First of all, the notion of protected status (PDO or Protected Designation of Origin) for foods such as Parmigiano Reggiano, Proscuitto di Parma, and the Cornish Pasty (which legally has to contain 12.5% beef) places them in higher esteem. This is intuitive; if you slap a special label on a product, people think it is special; it has to be produced in a certain area, it has to be a certain way. The vast majority of these products – at least those that penetrate the European consciousness – are meat and dairy products. Did you know about “Yorkshire Forced Rhubarb”? How do you force a rhubarb? Me neither. In any case, this perpetuates a certain centrality of these “culturally valuable” goods in the context of the European gastronomic canon. I know, I sound like a bad anthropology student. And we oughtn’t dismiss these foods out of hand; they do pay homage to a valuable tradition, and their protection prevents them losing their speciality. But perhaps we ought to promote vegetarian and vegan alternatives to these products that can pay homage to them without coming with environmental baggage. For goodness’ sake, we already make vegetarian pasties; why can’t they be called Cornish?

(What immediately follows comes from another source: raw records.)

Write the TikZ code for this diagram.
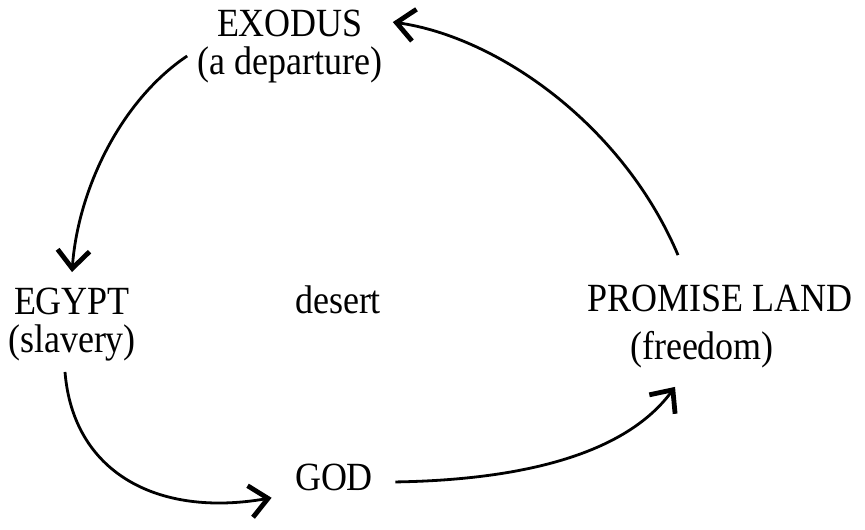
\documentclass[tikz,border=0pt]{standalone}
\usepackage{fontspec}
\setmainfont[FakeStretch=0.9]{Liberation Serif}
\usepackage{tikz}
\usetikzlibrary{arrows.meta,positioning}

\begin{document}
\begin{tikzpicture}[
    x=0.5pt,y=0.5pt,
    label/.style={inner sep=2pt,align=center,font=\fontsize{20}{19}\selectfont},
    arrow/.style={line width=1.4pt,-{Straight Barb[length=9pt,width=16pt,line width=2.4pt]}}
  ]
    \useasboundingbox (0,0) rectangle (865,529);
    \node[label] (exodus) at (290,482) {EXODUS\\(a departure)};
    \node[label] (egypt) at (72,204) {EGYPT\\(slavery)};
    \node[label,anchor=base] (desert) at (338,215) {desert};
    \node[label,font=\fontsize{20}{24}\selectfont] (promise) at (720,202) {PROMISE LAND\\(freedom)\hspace*{18pt}};
    \node[label,anchor=base] (god) at (334,39) {GOD};

    \draw[arrow] ([xshift=-3pt,yshift=-4.5pt]exodus.west)
      .. controls +(-67,-45) and +(6,82) .. ([yshift=6pt]egypt.north);
    \draw[arrow] ([xshift=-21pt,yshift=13pt]promise.north)
      .. controls +(-55,130) and +(105,-15) .. ([xshift=3pt,yshift=-8pt]exodus.north east);
    \draw[arrow] ([xshift=-3.5pt,yshift=-3pt]egypt.south)
      .. controls +(8,-100) and +(-115,-20) .. ([xshift=-9.5pt,yshift=-1.5pt]god.south west);
    \draw[arrow] ([xshift=9pt,yshift=-2.5pt]god.east)
      .. controls +(125,2) and +(-50,-68) .. ([xshift=-22.5pt,yshift=-7pt]promise.south);
  \end{tikzpicture}
\end{document}
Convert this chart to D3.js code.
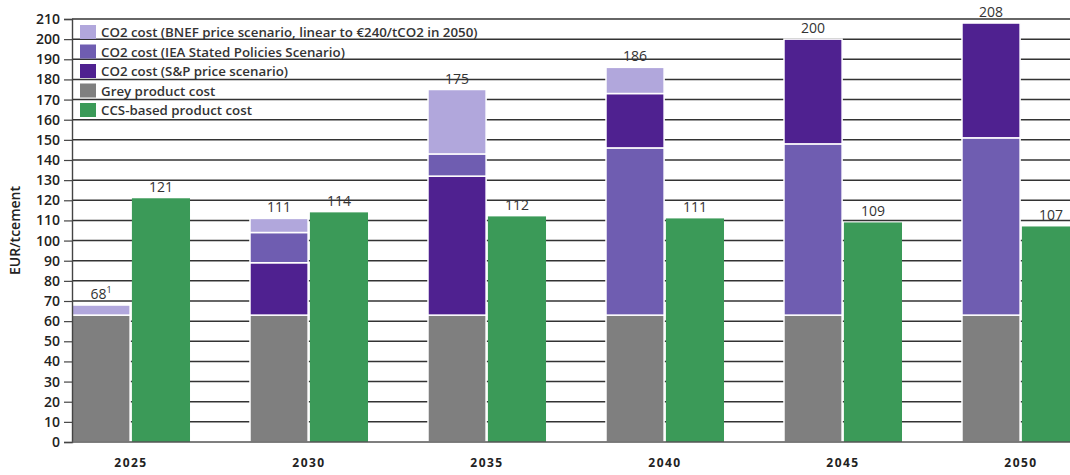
<!DOCTYPE html>
<html>
<head>
<meta charset="utf-8">
<script src="https://cdn.jsdelivr.net/npm/d3@7"></script>
<style>
  body { margin: 0; background: #fff; }
  svg text { font-family: "Open Sans", "DejaVu Sans", sans-serif; }
</style>
</head>
<body>
<div id="chart"></div>
<script>
// Data
const years = ['2025', '2030', '2035', '2040', '2045', '2050']
const greyCost = [63, 63, 63, 63, 63, 63]
// cost levels incl. CO2 per scenario (null = not visible)
const spLevel = [null, 89, 132, 173, 200, 208]
const ieaLevel = [null, 104, 143, 146, 148, 151]
const bnefLevel = [68, 111, 175, 186, null, null]
const ccsCost = [121, 114, 112, 111, 109, 107]
const greyLabels = ['68', '111', '175', '186', '200', '208']
const greySup = ['1', '', '', '', '', '']
const ccsLabels = ['121', '114', '112', '111', '109', '107']
const yTicks = d3.range(0, 211, 10)

const legendItems = [
  { key: 'bnef', label: 'CO2 cost (BNEF price scenario, linear to €240/tCO2 in 2050)' },
  { key: 'iea', label: 'CO2 cost (IEA Stated Policies Scenario)' },
  { key: 'sp', label: 'CO2 cost (S&P price scenario)' },
  { key: 'grey', label: 'Grey product cost' },
  { key: 'ccs', label: 'CCS-based product cost' },
]

const colors = {
  bnef: '#b1a7dc',
  iea: '#6f5db1',
  sp: '#4f2190',
  grey: '#7f7f7f',
  ccs: '#3b9a58',
}

// Dimensions
const dimensions = {
  width: 1070,
  height: 475,
  left: 72,
  top: 19,
  bottom: 442,
}

const svg = d3.select('#chart')
  .append('svg')
  .attr('width', dimensions.width)
  .attr('height', dimensions.height)

// Scales
const yScale = d3.scaleLinear()
  .domain([0, 210])
  .range([dimensions.bottom, dimensions.top])

const xScale = d3.scaleBand()
  .domain(years)
  .range([dimensions.left, 1080])
  .paddingInner(0.337)
  .paddingOuter(0)

const subScale = d3.scaleBand()
  .domain(['grey', 'ccs'])
  .range([0, xScale.bandwidth()])
  .paddingInner(0.03)

// gridlines
svg.append('g')
  .selectAll('line')
  .data(yTicks.filter(d => d > 0))
  .join('line')
  .attr('x1', dimensions.left)
  .attr('x2', dimensions.width)
  .attr('y1', d => yScale(d))
  .attr('y2', d => yScale(d))
  .attr('stroke', '#333')
  .attr('stroke-width', 1.5)

// build segments for the grey-product stack
const segments = []
years.forEach((year, i) => {
  const levels = [
    { key: 'sp', v: spLevel[i] },
    { key: 'iea', v: ieaLevel[i] },
    { key: 'bnef', v: bnefLevel[i] },
  ].filter(d => d.v !== null).sort((a, b) => a.v - b.v)
  segments.push({ year, key: 'grey', y0: 0, y1: greyCost[i] })
  let prev = greyCost[i]
  levels.forEach(l => {
    segments.push({ year, key: l.key, y0: prev, y1: l.v })
    prev = l.v
  })
})

svg.append('g')
  .selectAll('rect')
  .data(segments)
  .join('rect')
  .attr('x', d => xScale(d.year) + subScale('grey'))
  .attr('width', subScale.bandwidth())
  .attr('y', d => yScale(d.y1))
  .attr('height', d => yScale(d.y0) - yScale(d.y1))
  .attr('fill', d => colors[d.key])
  .attr('stroke', '#fff')
  .attr('stroke-width', 1.5)

svg.append('g')
  .selectAll('rect')
  .data(years)
  .join('rect')
  .attr('x', d => xScale(d) + subScale('ccs'))
  .attr('width', subScale.bandwidth())
  .attr('y', (d, i) => yScale(ccsCost[i]))
  .attr('height', (d, i) => yScale(0) - yScale(ccsCost[i]))
  .attr('fill', colors.ccs)

// value labels
const greyTops = years.map((y, i) => d3.max([greyCost[i], spLevel[i], ieaLevel[i], bnefLevel[i]]))
const greyText = svg.append('g')
  .selectAll('text')
  .data(years)
  .join('text')
  .attr('x', d => xScale(d) + subScale('grey') + subScale.bandwidth() / 2)
  .attr('y', (d, i) => yScale(greyTops[i]) - 6)
  .attr('text-anchor', 'middle')
  .attr('font-size', 14)
  .attr('font-weight', 500)
  .attr('fill', '#333')
greyText.append('tspan').text((d, i) => greyLabels[i])
greyText.append('tspan')
  .attr('font-size', 9)
  .attr('dy', -6)
  .text((d, i) => greySup[i])

svg.append('g')
  .selectAll('text')
  .data(years)
  .join('text')
  .attr('x', d => xScale(d) + subScale('ccs') + subScale.bandwidth() / 2)
  .attr('y', (d, i) => yScale(ccsCost[i]) - 6)
  .attr('text-anchor', 'middle')
  .attr('font-size', 14)
  .attr('font-weight', 500)
  .attr('fill', '#333')
  .text((d, i) => ccsLabels[i])

// Axes
const yAxis = d3.axisLeft(yScale)
  .tickValues(yTicks)
  .tickSize(8)
  .tickPadding(4)
const yAxisGroup = svg.append('g')
  .attr('transform', `translate(${dimensions.left},0)`)
  .call(yAxis)
yAxisGroup.select('.domain').attr('stroke', '#444').attr('stroke-width', 1.4)
yAxisGroup.selectAll('.tick line').attr('stroke', '#444').attr('stroke-width', 1.2)
yAxisGroup.selectAll('text')
  .attr('font-size', 14)
  .attr('font-weight', 600)
  .attr('fill', '#222')
  .style('font-family', '"Open Sans", sans-serif')

// baseline
svg.append('line')
  .attr('x1', dimensions.left)
  .attr('x2', dimensions.width)
  .attr('y1', yScale(0))
  .attr('y2', yScale(0))
  .attr('stroke', '#555')
  .attr('stroke-width', 1.6)

const xAxis = d3.axisBottom(xScale).tickSize(0).tickPadding(16)
const xAxisGroup = svg.append('g')
  .attr('transform', `translate(0,${yScale(0)})`)
  .call(xAxis)
xAxisGroup.select('.domain').remove()
xAxisGroup.selectAll('text')
  .attr('font-size', 12)
  .attr('font-weight', 'bold')
  .attr('letter-spacing', 1.5)
  .attr('fill', '#222')
  .style('font-family', '"Open Sans", sans-serif')

svg.append('text')
  .attr('transform', `translate(20,${(dimensions.top + dimensions.bottom) / 2}) rotate(-90)`)
  .attr('text-anchor', 'middle')
  .attr('font-size', 14)
  .attr('font-weight', 600)
  .attr('fill', '#222')
  .text('EUR/tcement')

// Legend
const legend = svg.append('g')
  .attr('transform', 'translate(80,25)')
const legendRows = legend.selectAll('g')
  .data(legendItems)
  .join('g')
  .attr('transform', (d, i) => `translate(0,${i * 19.5})`)
legendRows.append('rect')
  .attr('width', 16)
  .attr('height', 14)
  .attr('fill', d => colors[d.key])
legendRows.append('text')
  .attr('x', 21)
  .attr('y', 12)
  .attr('font-size', 13.3)
  .attr('font-weight', 600)
  .attr('fill', '#333')
  .text(d => d.label)
</script>
</body>
</html>
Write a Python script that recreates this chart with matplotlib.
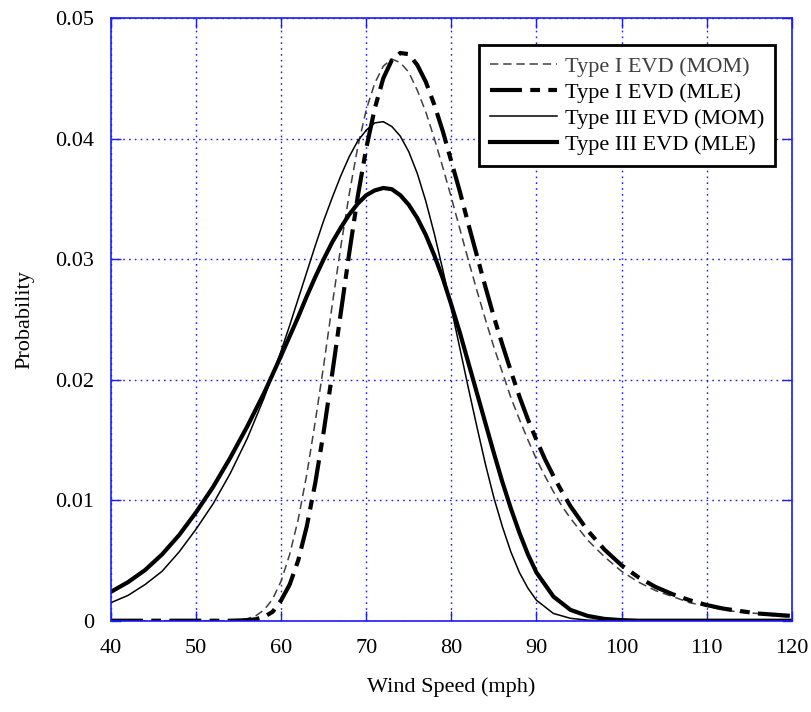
"""
plot.py  -  extreme value distribution fits for wind speed
"""

import numpy as np
import matplotlib
matplotlib.use("Agg")
import matplotlib.pyplot as plt

plt.rcParams['font.family'] = ['Liberation Serif', 'DejaVu Serif']
plt.rcParams['lines.scale_dashes'] = False

# wind speed grid for the Type I curves (finer near the peak)
speed_t1 = list(range(40, 56, 2)) + list(range(56, 95)) + list(range(96, 121, 2))

type1_mom = [0, 0, 0, 0, 0, 0, 0, 0,
             0.00017, 0.0004, 0.0009, 0.0018, 0.0033, 0.0055, 0.0084, 0.0121, 0.0165, 0.0212,
             0.0262, 0.0310, 0.0354, 0.0393, 0.0424, 0.0446, 0.0460, 0.0466, 0.0463, 0.0455,
             0.0440, 0.0422, 0.0400, 0.0376, 0.0351, 0.0325, 0.0299, 0.0274, 0.0250, 0.0227,
             0.0206, 0.0185, 0.0167, 0.0150, 0.0134, 0.0120, 0.0107, 0.0095, 0.0085,
             0.0067, 0.0053, 0.0041, 0.0032, 0.0025, 0.0020, 0.0015, 0.0012, 0.0009, 0.0007,
             0.0006, 0.0004, 0.0003]

type1_mle = [0, 0, 0, 0, 0, 0, 0, 0,
             0.00004, 0.00012, 0.00032, 0.00074, 0.0017, 0.0030, 0.0050, 0.0078, 0.0114, 0.0157,
             0.0205, 0.0255, 0.0305, 0.0352, 0.0392, 0.0425, 0.0450, 0.0465, 0.0471, 0.0470,
             0.0461, 0.0447, 0.0428, 0.0406, 0.0381, 0.0356, 0.0329, 0.0303, 0.0277, 0.0252,
             0.0229, 0.0207, 0.0186, 0.0167, 0.0150, 0.0134, 0.0120, 0.0107, 0.0095,
             0.0075, 0.0059, 0.0046, 0.0036, 0.0028, 0.0022, 0.0017, 0.0013, 0.0010, 0.0008,
             0.0006, 0.0005, 0.0004]

# wind speed grid for the Type III curves
speed_t3 = list(range(40, 60, 2)) + list(range(60, 91)) + list(range(92, 121, 2))

type3_mom = [0.0015, 0.0021, 0.0030, 0.0041, 0.0057, 0.0076, 0.0097, 0.0122, 0.0151, 0.0185,
             0.0224, 0.0245, 0.0267, 0.0289, 0.0311, 0.0332, 0.0351, 0.0369, 0.0385, 0.0398,
             0.0407, 0.0413, 0.0414, 0.0410, 0.0402, 0.0389, 0.0371, 0.0348, 0.0321, 0.0291,
             0.0259, 0.0226, 0.0193, 0.0161, 0.0130, 0.0102, 0.0078, 0.0057, 0.0040, 0.0027,
             0.0017,
             0.0006, 0.0002, 0.00005, 0, 0, 0, 0, 0, 0, 0, 0, 0, 0, 0, 0]

type3_mle = [0.0024, 0.0032, 0.0042, 0.0055, 0.0071, 0.0090, 0.0111, 0.0135, 0.0161, 0.0189,
             0.0220, 0.0236, 0.0252, 0.0269, 0.0285, 0.0300, 0.0314, 0.0326, 0.0337, 0.0346,
             0.0353, 0.0357, 0.0359, 0.0358, 0.0353, 0.0345, 0.0334, 0.0320, 0.0303, 0.0284,
             0.0262, 0.0239, 0.0214, 0.0189, 0.0164, 0.0139, 0.0115, 0.0093, 0.0073, 0.0055,
             0.0040,
             0.0020, 0.0009, 0.0004, 0.00015, 0.00005, 0, 0, 0, 0, 0, 0, 0, 0, 0, 0]

labels = ['Type I EVD (MOM)', 'Type I EVD (MLE)', 'Type III EVD (MOM)', 'Type III EVD (MLE)']

blue = '#1a1aff'

fig = plt.figure(figsize=(8.12, 7.12), dpi=100)
ax = fig.add_axes([0.1367, 0.1282, 0.8383, 0.8465])

ax.plot(speed_t1, type1_mom, color='#404040', lw=1.1, ls=(0, (6, 3.5)), label=labels[0])
ax.plot(speed_t1, type1_mle, color='black', lw=3.0, ls=(0, (23, 6, 7, 6)), label=labels[1])
ax.plot(speed_t3, type3_mom, color='black', lw=1.1, label=labels[2])
ax.plot(speed_t3, type3_mle, color='black', lw=3.0, label=labels[3])

ax.set_xlim(40, 120)
ax.set_ylim(0, 0.05)
ax.set_xticks(range(40, 121, 10))
ax.set_yticks([0, 0.01, 0.02, 0.03, 0.04, 0.05])
ax.set_yticklabels(['0', '0.01', '0.02', '0.03', '0.04', '0.05'])

ax.grid(True, color=blue, ls=(0, (1.2, 3)), lw=1.0)
ax.set_axisbelow(True)
for s in ax.spines.values():
    s.set_color(blue)
    s.set_linewidth(1.2)
ax.tick_params(direction='in', length=7, width=1.0, color=blue,
               top=True, right=True, labelsize=16)
ax.tick_params(axis='x', pad=13)
ax.tick_params(axis='y', pad=12)

ax.set_xlabel('Wind Speed (mph)', fontsize=16, labelpad=14)
ax.set_ylabel('Probability', fontsize=16, labelpad=15)

leg = ax.legend(loc='upper right', bbox_to_anchor=(0.9755, 0.955), fontsize=16,
                handlelength=3.0, handletextpad=0.35, labelspacing=0.25,
                borderpad=0.5, borderaxespad=0, fancybox=False, framealpha=1)
leg.get_frame().set_edgecolor('black')
leg.get_frame().set_linewidth(2.0)
leg.get_texts()[0].set_color('#404040')

plt.savefig('out.png', dpi=100)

Second, one of the key tenets of the Common Agricultural Policy – an EU design that manipulates the free market of agricultural produce to prioritise and subsidise EU goods within its borders – is to “maintain rural areas and landscapes across the EU”. The problem is that many of these rural landscapes are themselves the consequence of human agriculture and are far from natural. For example, the Lake District, which many consider to be a natural haven, is blighted by the destructive effect sheep herding has on ecological biodiversity. The same could be said of many highland areas; between the Alps, or for the crofters of Scotland, while their agriculture is certainly their livelihood, it’s one that wreaks environmental havoc.
The fact of the matter is that both of these cases speak to a certain cultural preservation. “We don’t want makers of traditional Parmesan to face economic instability”, or “we don’t want dairy farmers in the Alps to lose their livelihoods”, are both arguments that would sound very at home in defence of the PDO or the CAP – and, outside of the value of the tariff-subsidy framework, likely speak to the latter’s origins. Yet we would be highly unlikely to be as conservative when it comes to closing down coal mines or tar pits. We realised their environmental cost and recognise their inefficiency in a European context. Perhaps because people famously don’t eat coal, its European origin would have no serious cultural clout, even though one could reasonably claim that the British industrial revolution – one predicated on steam power – created a cultural icon of the humble block of coal. But still, it would be seen as wholly backwards to ‘protect’ the coal mining industry in a modern context.
Instead, the solution was to retrain those working in environmentally unfriendly sectors so they could perform similar, comfortable jobs without having the same impact on the environment. Why don’t we do the same with meat and dairy? Why don’t we find ways to re-harness cultural capital? Why don’t we get the cheesemakers of Parma to compete with the people who are already making vegan parmesan? And why does that very idea suggest we’re distorting our food heritage? Shouldn’t it imply real gastronomic innovation?
Suffice to say, I am extremely pro-vegetarian pasties. But because they contain no beef, they are 12.5% shy of actually being legally Cornish. This is a seriously outdated philosophy, and it stops the EU from being ecologically future-proof. Let’s call a pasty a pasty – before raising the environmental stakes (steaks).